In general, with regards to sales of fixed (real) property, the “time of supply” is the earliest of: (1) the time any payment of the consideration is made; or (2) the date of registration in the deeds office. However, the output tax and input tax amounts are generally only payable (or claimable) after the time of supply has occurred, but only to the extent to which payment that discharges the obligation under the purchase price is made in part or in full.

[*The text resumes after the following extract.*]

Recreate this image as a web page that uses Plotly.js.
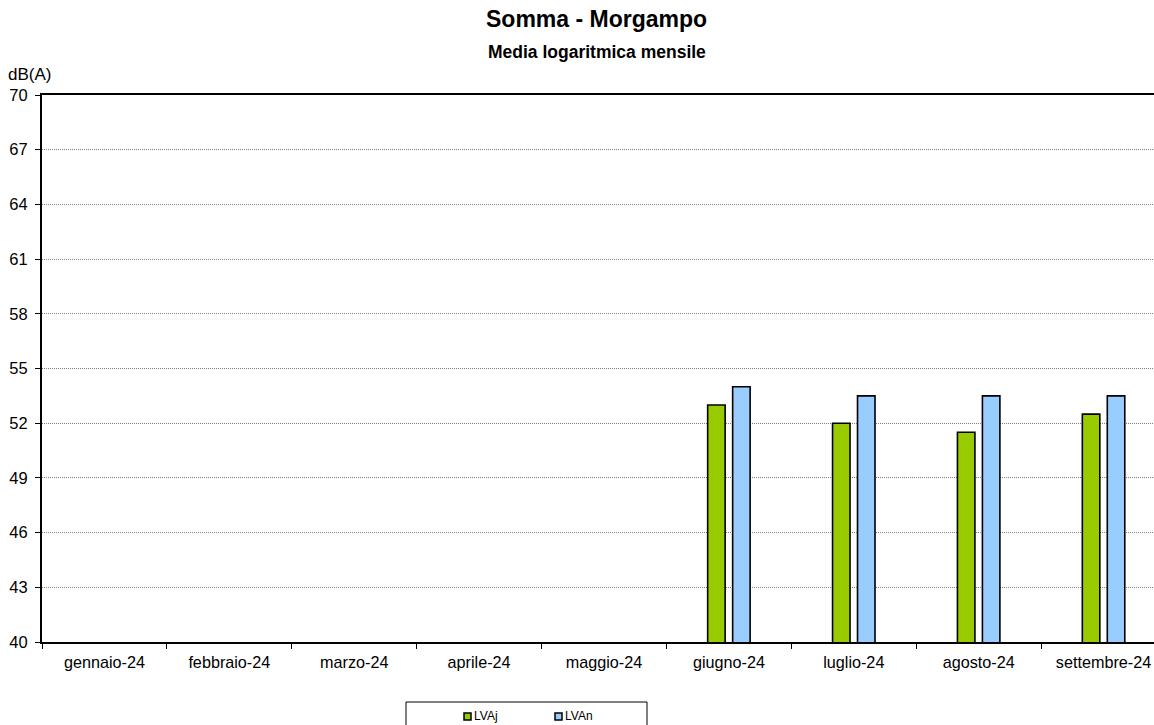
<!DOCTYPE html>
<html>
<head>
<meta charset="utf-8">
<script src="https://cdn.plot.ly/plotly-3.0.1.min.js"></script>
<style>
html,body{margin:0;padding:0;overflow:hidden;background:#fff;}
#chart{width:1166px;height:740px;}
</style>
</head>
<body>
<div id="chart"></div>
<script>
const months = ["gennaio-24","febbraio-24","marzo-24","aprile-24","maggio-24","giugno-24","luglio-24","agosto-24","settembre-24"];
const lvaj = [null,null,null,null,null,53.0,52.0,51.5,52.5];
const lvan = [null,null,null,null,null,54.0,53.5,53.5,53.5];
const yTicks = [40,43,46,49,52,55,58,61,64,67,70];

const FONT = "Liberation Sans, Arial, sans-serif";
const W = 1166, H = 740;
const mL = 42, mR = 0, mT = 95, mB = H - 642;
const pw = W - mL - mR, ph = H - mT - mB;
const px = x => (x - mL) / pw;
const py = y => (H - mB - y) / ph;

const traces = [
  {type:"bar", name:"LVAj", x:months, y:lvaj, marker:{color:"#99CC00", line:{color:"#000", width:1.6}}, showlegend:false},
  {type:"bar", name:"LVAn", x:months, y:lvan, marker:{color:"#99CCFF", line:{color:"#000", width:1.6}}, showlegend:false}
];

const layout = {
  width: W, height: H,
  margin:{l:mL, r:mR, t:mT, b:mB, pad:0},
  paper_bgcolor:"#fff", plot_bgcolor:"#fff",
  font:{family:FONT, color:"#000", size:16},
  barmode:"group", bargap:0.6, bargroupgap:0.3,
  showlegend:false,
  xaxis:{type:"category", range:[-0.5,8.5], tickson:"boundaries", ticks:"outside", ticklen:5, tickcolor:"#000",
    showline:true, linecolor:"#000", linewidth:2, mirror:true, showgrid:false, tickfont:{size:16.2, family:FONT},
    ticklabelstandoff:5, fixedrange:true},
  yaxis:{range:[40,70], tickvals:yTicks, ticks:"outside", ticklen:5, tickcolor:"#000",
    showline:true, linecolor:"#000", linewidth:2, showgrid:true, gridcolor:"#808080", griddash:"1px,1px", gridwidth:1,
    zeroline:false, tickfont:{size:16.5, family:FONT}, ticklabelstandoff:4, fixedrange:true},
  annotations:[
    {text:"<b>Somma - Morgampo</b>", xref:"paper", yref:"paper", x:px(596), y:py(19), xanchor:"center", yanchor:"middle", showarrow:false, font:{size:23, family:FONT}},
    {text:"<b>Media logaritmica mensile</b>", xref:"paper", yref:"paper", x:px(597), y:py(52), xanchor:"center", yanchor:"middle", showarrow:false, font:{size:17.5, family:FONT}},
    {text:"dB(A)", xref:"paper", yref:"paper", x:px(6), y:py(74), xanchor:"left", yanchor:"middle", showarrow:false, font:{size:17, family:FONT}},
    {text:"LVAj", xref:"paper", yref:"paper", x:px(472), y:py(716), xanchor:"left", yanchor:"middle", showarrow:false, font:{size:12, family:FONT}},
    {text:"LVAn", xref:"paper", yref:"paper", x:px(563), y:py(716), xanchor:"left", yanchor:"middle", showarrow:false, font:{size:12, family:FONT}}
  ],
  shapes:[
    {type:"rect", xref:"paper", yref:"paper", x0:px(406), x1:px(647), y0:py(702), y1:py(738), line:{color:"#000", width:1}, fillcolor:"#fff"},
    {type:"rect", xref:"paper", yref:"paper", x0:px(464), x1:px(471), y0:py(713), y1:py(720), line:{color:"#000", width:1.5}, fillcolor:"#99CC00"},
    {type:"rect", xref:"paper", yref:"paper", x0:px(555), x1:px(562), y0:py(713), y1:py(720), line:{color:"#000", width:1.5}, fillcolor:"#99CCFF"}
  ]
};

Plotly.newPlot("chart", traces, layout, {displayModeBar:false, staticPlot:true});
</script>
</body>
</html>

In other words, for fixed property sales, VAT is generally accounted for when the payments are made.

The basic transition rules for sales of fixed property provide:

  • An anti-avoidance provision provides that when a payment that discharges the purchase consideration (in part or in full) between 21 February 2018 (the date the rate increase was announced) and 1 April 2018, but the registration of the fixed property in the deeds registry takes place on or after 22 April 2018, the sale will be subject to the VAT rate of 15%, unless the vendor can prove that it customarily receives payment of the purchase consideration before date of registration. This provision is aimed at preventing a situation when a seller tries to have the 14% rate apply to the sale by triggering payment, even though registration will take place after 21 April. 
  • The VAT rate to be applied to sales of fixed or real property (other than fixed property to be used as a dwelling) is based on a determination when registration in the deeds office happens—if before 1 April, the 14% rate will apply and if registration occurs after 1 April, the 15% rate will apply. 
  • In the case of a sale of fixed property—including a unit in a unit trust scheme or a share in a share block company—that is to be used as a dwelling (i.e., residential purposes) or a contract for the construction of a dwelling, special transitional rules apply. When a written agreement for the sale of such fixed property or for the construction of a dwelling has been concluded before 1 April, the 14% rate applies, despite the fact that registration in the deeds registry may only occur after 1 April. 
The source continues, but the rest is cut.